Kontras dengan cerita An-Mei yang ibunya
diasingkan dari keluarga lantaran sudi jadi istri keempat seorang pria kaya—tak
lama setelah suaminya meninggal. Namun motivasi dan nasib sang Ibu kelak
akhirnya memberikan pencerahan bagi An-Mei kalau setiap wanita mampu jadi
pengemudi hidupnya sendiri. Sementara Ying-Ying adalah wanita yang
pernikahannya dulu diwarnai oleh abuse dan perselingkuhan sang suami
(Russel Wong), yang baru menyadari telat kalau semestinya ia menuntut untuk
keluar dari pernikahan tersebut sejak dulu. Ya, ceritanya memang
sangat empowering, yang mungkin mampu melampaui satu identitas rasial
semata. Namun The Joy Luck Club sarat dengan simbolisasi dan
gestur kultural yang memang identik dengan Asia, semisal keterikatan keluarga
(walaupun itu bisa dibilang sebagai tradisi timur secara umum) dan tata krama
saat perayaan besar maupun dinner keluarga yang sederhana (camkan,
jangan mengambil lebih dari satu sendok kalau anggota keluarga yang lain belum
mengambil porsi mereka). Segala kompleksitas itu tak luput dieksplor oleh
sutradara asal Hong Kong, Wayne Wang (Maid in Manhattan), dan ia memberikan
kendali penuh akan filmnya kepada para aktornya yang terdiri dari aktris-aktris
Asia kawakan hingga para aktris Amerika keturunan China dengan
yang paling populer adalah Ming-Na Wen (dari
serial ER dan Agent of S.H.I.E.L.D.S).
Kita akan merasakan kebahagiaan dan kesedihan yang dialami
oleh tiap karakternya, dan menghargai perjuangan yang mereka lalui demi
mencapai masa depan yang lebih baik. Kita menjadi lebih menghargai apa yang
sudah kita punya sekarang dan mencoba untuk terus berjuang demi diri kita dan
orang yang ada disekitar kita, yaitu keluarga kita.
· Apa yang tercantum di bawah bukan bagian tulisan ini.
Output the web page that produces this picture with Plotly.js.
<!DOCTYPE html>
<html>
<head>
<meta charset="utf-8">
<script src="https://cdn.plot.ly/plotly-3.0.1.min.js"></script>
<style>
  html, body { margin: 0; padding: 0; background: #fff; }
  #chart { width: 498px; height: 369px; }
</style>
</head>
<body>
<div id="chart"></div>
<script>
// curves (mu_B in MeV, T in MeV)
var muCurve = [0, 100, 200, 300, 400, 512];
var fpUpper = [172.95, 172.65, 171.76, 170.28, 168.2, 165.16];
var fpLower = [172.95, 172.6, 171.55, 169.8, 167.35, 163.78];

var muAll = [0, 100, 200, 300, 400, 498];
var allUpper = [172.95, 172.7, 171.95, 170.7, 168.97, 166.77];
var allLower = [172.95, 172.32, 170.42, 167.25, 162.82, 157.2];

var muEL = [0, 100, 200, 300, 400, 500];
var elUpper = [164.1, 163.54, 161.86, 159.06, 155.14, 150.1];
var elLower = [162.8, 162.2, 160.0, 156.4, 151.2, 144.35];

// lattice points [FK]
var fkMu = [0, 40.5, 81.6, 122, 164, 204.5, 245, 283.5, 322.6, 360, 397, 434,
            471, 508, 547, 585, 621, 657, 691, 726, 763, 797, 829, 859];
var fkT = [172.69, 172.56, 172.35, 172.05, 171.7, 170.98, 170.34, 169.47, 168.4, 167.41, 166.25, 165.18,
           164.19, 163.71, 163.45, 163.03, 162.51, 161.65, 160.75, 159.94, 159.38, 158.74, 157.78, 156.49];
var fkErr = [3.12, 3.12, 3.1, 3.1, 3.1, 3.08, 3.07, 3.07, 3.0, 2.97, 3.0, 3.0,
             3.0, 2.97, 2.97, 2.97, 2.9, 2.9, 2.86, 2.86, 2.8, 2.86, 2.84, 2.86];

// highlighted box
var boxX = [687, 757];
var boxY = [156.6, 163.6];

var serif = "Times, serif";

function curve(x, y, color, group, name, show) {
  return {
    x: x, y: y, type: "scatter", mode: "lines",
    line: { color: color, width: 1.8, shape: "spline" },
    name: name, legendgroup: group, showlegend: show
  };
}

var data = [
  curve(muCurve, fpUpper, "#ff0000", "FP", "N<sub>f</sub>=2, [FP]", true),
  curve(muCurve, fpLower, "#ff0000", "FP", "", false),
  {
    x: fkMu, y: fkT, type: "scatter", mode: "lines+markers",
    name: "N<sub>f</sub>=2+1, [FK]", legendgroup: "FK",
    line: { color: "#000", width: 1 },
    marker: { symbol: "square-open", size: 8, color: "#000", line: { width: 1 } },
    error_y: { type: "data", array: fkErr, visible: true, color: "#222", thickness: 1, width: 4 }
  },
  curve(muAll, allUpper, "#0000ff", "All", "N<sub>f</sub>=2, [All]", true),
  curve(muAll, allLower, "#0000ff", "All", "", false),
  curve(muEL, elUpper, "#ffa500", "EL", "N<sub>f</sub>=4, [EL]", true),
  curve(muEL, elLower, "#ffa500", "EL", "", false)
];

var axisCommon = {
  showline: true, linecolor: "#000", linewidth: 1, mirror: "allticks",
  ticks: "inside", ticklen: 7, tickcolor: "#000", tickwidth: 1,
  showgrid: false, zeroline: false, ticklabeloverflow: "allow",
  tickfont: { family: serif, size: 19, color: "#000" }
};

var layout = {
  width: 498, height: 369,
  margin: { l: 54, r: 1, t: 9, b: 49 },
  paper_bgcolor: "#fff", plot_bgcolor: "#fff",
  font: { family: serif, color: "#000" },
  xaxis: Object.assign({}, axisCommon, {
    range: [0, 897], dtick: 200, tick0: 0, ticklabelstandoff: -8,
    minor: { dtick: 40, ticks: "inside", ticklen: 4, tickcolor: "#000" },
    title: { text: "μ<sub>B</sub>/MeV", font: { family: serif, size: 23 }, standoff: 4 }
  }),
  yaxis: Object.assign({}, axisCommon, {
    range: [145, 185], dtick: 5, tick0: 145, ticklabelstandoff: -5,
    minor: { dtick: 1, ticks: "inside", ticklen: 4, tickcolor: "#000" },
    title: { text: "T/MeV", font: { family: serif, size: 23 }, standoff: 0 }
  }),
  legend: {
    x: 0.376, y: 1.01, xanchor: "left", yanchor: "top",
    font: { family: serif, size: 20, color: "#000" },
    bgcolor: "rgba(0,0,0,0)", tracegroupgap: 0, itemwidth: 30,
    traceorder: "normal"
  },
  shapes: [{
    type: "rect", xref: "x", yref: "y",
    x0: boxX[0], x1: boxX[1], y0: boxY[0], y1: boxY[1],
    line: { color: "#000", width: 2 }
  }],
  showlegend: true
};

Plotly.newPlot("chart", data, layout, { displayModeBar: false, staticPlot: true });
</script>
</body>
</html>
Dapat dilihat dari cerita ini bahwa pihak eksternal
menentukan kepribadian yang dimiliki oleh seseorang, terutama perempuan. Identitas
yang dimiliki seseorang dapat berasal dari eksternal dan internal, tetapi dalam
film ini lebih menekankan dari sisi eksternal. Lingkungan yang keras membuat
orang-orang memiliki pandangan yang berbeda.
Dalam film The Joy Luck Club dikisahkan bahwa hubungan
antara orang tua dan anak tidak selalu baik, bahkan setiap orang memiliki
masalah. Namun, masalah ini dapat diselesaikan dengan hal yang sederhana, yaitu
komunikasi. Dari sini pembaca dapat belajar bahwa setiap masalah bisa
diselesaikan dengan memulai komunikasi.
Film ini juga sangat pantas untuk ditonton oleh semua
kalangan, karena mengandung nilai moral yang besar. Namun untuk anak kecil
perlu dibimbing oleh orang tua karena ada adegan dan cerita yang tidak
seharusnya disaksikan oleh anak kecil.